Records from a collection

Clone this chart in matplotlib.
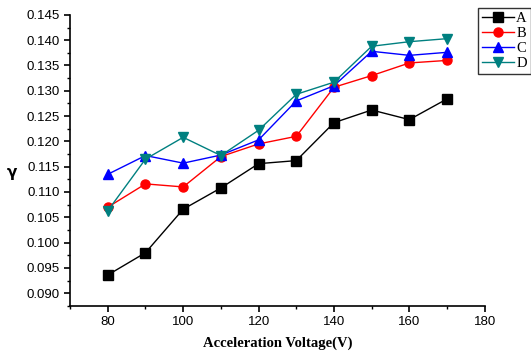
import numpy as np
import matplotlib
matplotlib.use('Agg')
import matplotlib.pyplot as plt
from matplotlib.ticker import MultipleLocator

voltage = [80, 90, 100, 110, 120, 130, 140, 150, 160, 170]
gamma_a = [0.0936, 0.0980, 0.1066, 0.1108, 0.1156, 0.1162, 0.1237, 0.1262, 0.1243, 0.1284]
gamma_b = [0.1070, 0.1116, 0.1110, 0.1170, 0.1195, 0.1210, 0.1307, 0.1330, 0.1355, 0.1360]
gamma_c = [0.1135, 0.1172, 0.1157, 0.1173, 0.1203, 0.1280, 0.1310, 0.1378, 0.1370, 0.1376]
gamma_d = [0.1063, 0.1165, 0.1208, 0.1172, 0.1222, 0.1293, 0.1317, 0.1388, 0.1397, 0.1403]

series = [
    ('A', gamma_a, 'black', 's'),
    ('B', gamma_b, 'red', 'o'),
    ('C', gamma_c, 'blue', '^'),
    ('D', gamma_d, '#008080', 'v'),
]

fig = plt.figure(figsize=(5.31, 3.54), dpi=100)
ax = fig.add_axes([0.132, 0.136, 0.781, 0.822])

for name, vals, col, mk in series:
    ax.plot(voltage, vals, color=col, marker=mk, markersize=6.5, linewidth=1, label=name)

ax.set_xlim(70, 180)
ax.set_ylim(0.0875, 0.145)
ax.xaxis.set_major_locator(MultipleLocator(20))
ax.xaxis.set_minor_locator(MultipleLocator(10))
ax.yaxis.set_major_locator(MultipleLocator(0.005))
ax.yaxis.set_minor_locator(MultipleLocator(0.0025))
ax.yaxis.set_major_formatter(matplotlib.ticker.FormatStrFormatter('%.3f'))

for s in ['top', 'right']:
    ax.spines[s].set_visible(False)
for s in ['left', 'bottom']:
    ax.spines[s].set_linewidth(1.2)
ax.tick_params(which='major', direction='out', length=4, width=1.2, labelsize=9.5)
ax.tick_params(which='minor', direction='out', length=2, width=1)
for lbl in ax.get_xticklabels() + ax.get_yticklabels():
    lbl.set_fontfamily('Liberation Sans')

ax.set_xlabel('Acceleration Voltage(V)', fontfamily='Liberation Serif', fontweight='bold',
              fontsize=10.5, labelpad=6)
fig.text(0.022, 0.512, 'γ', fontfamily='DejaVu Sans', fontweight='bold', fontsize=11, ha='center', va='center')

leg = ax.legend(loc='upper left', bbox_to_anchor=(0.901, 0.977), bbox_transform=fig.transFigure,
                prop={'family': 'Liberation Serif', 'size': 10.5}, frameon=True, fancybox=False,
                edgecolor='black', borderpad=0.25, labelspacing=0.12, handlelength=2.2,
                handletextpad=0.15, borderaxespad=0)
leg.get_frame().set_linewidth(1)

fig.savefig('out.png', dpi=100)
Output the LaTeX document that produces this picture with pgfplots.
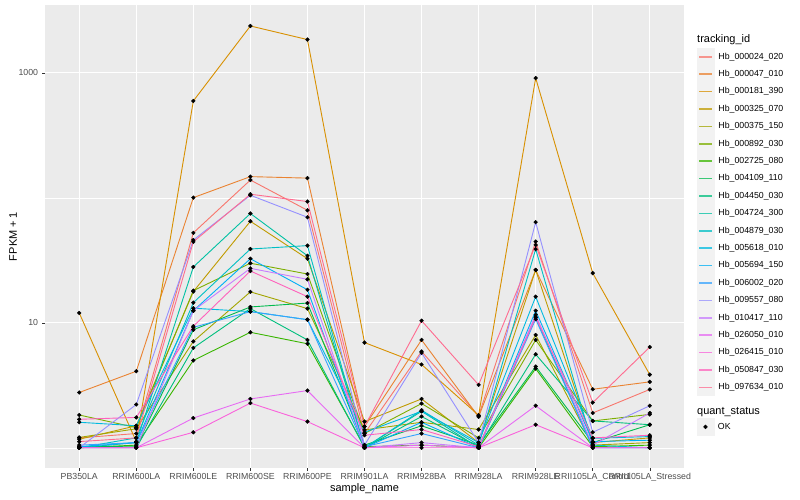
\documentclass[border=0pt]{standalone}
\usepackage{fontspec}
\setmainfont{Liberation Sans}
\usepackage{pgfplots}
\usepackage{pgfplotstable}
\pgfplotsset{compat=1.18}

% ggplot hue palette, 20 levels
\definecolor{c1}{HTML}{F8766D}
\definecolor{c2}{HTML}{EA8331}
\definecolor{c3}{HTML}{D89000}
\definecolor{c4}{HTML}{C09B00}
\definecolor{c5}{HTML}{A3A500}
\definecolor{c6}{HTML}{7CAE00}
\definecolor{c7}{HTML}{39B600}
\definecolor{c8}{HTML}{00BB4E}
\definecolor{c9}{HTML}{00BF7D}
\definecolor{c10}{HTML}{00C1A3}
\definecolor{c11}{HTML}{00BFC4}
\definecolor{c12}{HTML}{00BAE0}
\definecolor{c13}{HTML}{00B0F6}
\definecolor{c14}{HTML}{35A2FF}
\definecolor{c15}{HTML}{9590FF}
\definecolor{c16}{HTML}{C77CFF}
\definecolor{c17}{HTML}{E76BF3}
\definecolor{c18}{HTML}{FA62DB}
\definecolor{c19}{HTML}{FF62BC}
\definecolor{c20}{HTML}{FF6C90}
\definecolor{panelbg}{HTML}{EBEBEB}
\definecolor{keybg}{HTML}{F2F2F2}
\definecolor{ticklab}{HTML}{4D4D4D}
\definecolor{tickcol}{HTML}{333333}

% FPKM + 1, one row per sample, one column per tracking id
\pgfplotstableread{
x s1 s2 s3 s4 s5 s6 s7 s8 s9 s10 s11 s12 s13 s14 s15 s16 s17 s18 s19 s20
0 1.20 2.77 12.0 1.17 1.21 1.83 1.00 1.02 1.00 1.00 1.00 1.60 1.02 1.05 1.00 1.00 1.00 1.00 1.69 1.12
1 1.30 4.10 1.12 1.50 1.42 1.45 1.05 1.03 1.00 1.10 1.20 1.50 1.10 1.10 2.22 1.00 1.00 1.00 1.75 1.20
2 52.5 100.5 597 17.8 7.1 18.1 5.0 8.8 6.3 28 14.5 13.1 12.5 9.2 46 12.5 1.73 1.33 9.4 44.5
3 139 148 2377 65 17.7 30 8.4 13.4 13.0 75 39 12.3 32.6 12.3 105 27.3 2.46 2.28 26 107
4 79.6 144 1850 32.6 13.0 24.6 6.8 14.4 7.3 34.4 41.5 10.6 18.4 10.6 70 22.3 2.87 1.62 16.2 93.5
5 1.30 1.48 6.95 1.62 1.39 1.30 1.02 1.05 1.00 1.00 1.00 1.33 1.00 1.02 1.05 1.00 1.00 1.00 1.26 1.48
6 5.9 7.3 4.64 2.46 1.60 2.26 1.05 1.50 1.78 1.96 2.00 1.96 1.60 1.30 5.75 1.10 1.05 1.00 1.40 10.4
7 1.80 1.77 1.82 1.10 1.40 1.20 1.00 1.05 1.02 1.00 1.05 1.10 1.00 1.00 1.10 1.00 1.00 1.00 1.02 3.19
8 44.7 26.5 910 26.5 8.0 7.3 4.3 4.47 5.6 11.1 38.9 16.2 12.5 10.7 64 11.6 2.17 1.53 11.1 42
9 1.90 2.94 25.0 1.10 1.05 1.64 1.02 1.10 1.64 1.00 1.05 1.19 1.12 1.00 1.33 1.05 1.00 1.00 1.20 2.30
10 2.93 3.37 3.85 1.20 1.10 1.85 1.05 1.53 1.53 1.00 1.00 1.23 1.15 1.00 2.17 1.90 1.00 1.00 1.26 6.4
}\fpkm

\begin{document}
\begin{tikzpicture}[x=1bp,y=1bp]
\path[use as bounding box] (0,0) rectangle (800,500);

\begin{axis}[
  at={(45bp,32bp)}, anchor=south west,
  scale only axis, width=639bp, height=463bp,
  xmin=-0.6, xmax=10.6,
  ymode=log, ymin=0.689, ymax=3500,
  axis background/.style={fill=panelbg},
  axis line style={draw=none},
  xtick={0,...,10},
  xticklabels={PB350LA,RRIM600LA,RRIM600LE,RRIM600SE,RRIM600PE,RRIM901LA,RRIM928BA,RRIM928LA,RRIM928LE,RRII105LA\_Control,RRII105LA\_Stressed},
  ytick={10,1000},
  yticklabels={10,1000},
  minor ytick={1,100},
  grid=both,
  major grid style={white, line width=1.07bp},
  minor grid style={white, line width=0.53bp},
  tick align=outside,
  major tick length=2.75bp,
  minor tick length=0pt,
  tick style={tickcol, line width=0.5bp},
  xtick pos=bottom, ytick pos=left,
  ticklabel style={font=\fontsize{8.8}{10}\selectfont, text=ticklab, inner sep=0pt},
  xticklabel style={anchor=north, yshift=-2.5bp},
  yticklabel style={anchor=east, xshift=-4bp},
  xlabel={sample\_name},
  ylabel={FPKM + 1},
  label style={font=\fontsize{11}{13}\selectfont},
  xlabel style={at={(axis description cs:0.5,0)}, anchor=center, yshift=-21bp},
  ylabel style={at={(axis description cs:0,0.5)}, anchor=center, yshift=32bp},
  legend style={at={(axis description cs:1.0203,0.9071)}, anchor=north west,
    draw=none, fill=none, inner sep=0pt, outer sep=0pt,
    row sep=-0.1bp, column sep=4bp,
    nodes={inner sep=0pt, font=\fontsize{8.8}{10}\selectfont}},
  legend cell align=left,
  legend image code/.code={
    \fill[keybg] (0bp,-8.3bp) rectangle (16.6bp,8.3bp);
    \draw[#1, line width=1.6bp, opacity=0.75] (1.7bp,0bp) -- (14.9bp,0bp);
  },
]

% lines
\pgfplotsinvokeforeach{1,...,20}{
  \addplot[c#1, line width=0.9bp, mark=none] table[x=x, y=s#1] {\fpkm};
}
% points on top of all lines
\pgfplotsinvokeforeach{1,...,20}{
  \addplot[only marks, mark=*, mark size=1.9bp, black, forget plot] table[x=x, y=s#1] {\fpkm};
}

\legend{Hb\_000024\_020,Hb\_000047\_010,Hb\_000181\_390,Hb\_000325\_070,Hb\_000375\_150,
  Hb\_000892\_030,Hb\_002725\_080,Hb\_004109\_110,Hb\_004450\_030,Hb\_004724\_300,
  Hb\_004879\_030,Hb\_005618\_010,Hb\_005694\_150,Hb\_006002\_020,Hb\_009557\_080,
  Hb\_010417\_110,Hb\_026050\_010,Hb\_026415\_010,Hb\_050847\_030,Hb\_097634\_010}
\end{axis}

% second legend: quant_status
\begin{axis}[
  at={(45bp,32bp)}, anchor=south west,
  scale only axis, width=639bp, height=463bp,
  hide axis, xmin=0, xmax=1, ymin=0, ymax=1,
  legend style={at={(axis description cs:1.0203,0.1071)}, anchor=north west,
    draw=none, fill=none, inner sep=0pt, outer sep=0pt, column sep=4bp,
    nodes={inner sep=0pt, font=\fontsize{8.8}{10}\selectfont}},
  legend cell align=left,
]
\addlegendimage{legend image code/.code={
    \fill[keybg] (0bp,-8.3bp) rectangle (16.6bp,8.3bp);
    \fill[black] (8.3bp,0bp) circle (1.9bp);
  }}
\addlegendentry{OK}
\end{axis}

\node[anchor=west, inner sep=0pt, font=\fontsize{11}{13}\selectfont] at (697bp,460bp) {tracking\_id};
\node[anchor=west, inner sep=0pt, font=\fontsize{11}{13}\selectfont] at (697bp,88bp) {quant\_status};
\end{tikzpicture}
\end{document}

| EXERCISE |
Stop after the line containing "0.1388, 0.1397, 0.1403]": copy the records exactly from the first line up to there, leaving pictures out.

| ANSWER BELOW |
Clone this chart in matplotlib.
import numpy as np
import matplotlib
matplotlib.use('Agg')
import matplotlib.pyplot as plt
from matplotlib.ticker import MultipleLocator

voltage = [80, 90, 100, 110, 120, 130, 140, 150, 160, 170]
gamma_a = [0.0936, 0.0980, 0.1066, 0.1108, 0.1156, 0.1162, 0.1237, 0.1262, 0.1243, 0.1284]
gamma_b = [0.1070, 0.1116, 0.1110, 0.1170, 0.1195, 0.1210, 0.1307, 0.1330, 0.1355, 0.1360]
gamma_c = [0.1135, 0.1172, 0.1157, 0.1173, 0.1203, 0.1280, 0.1310, 0.1378, 0.1370, 0.1376]
gamma_d = [0.1063, 0.1165, 0.1208, 0.1172, 0.1222, 0.1293, 0.1317, 0.1388, 0.1397, 0.1403]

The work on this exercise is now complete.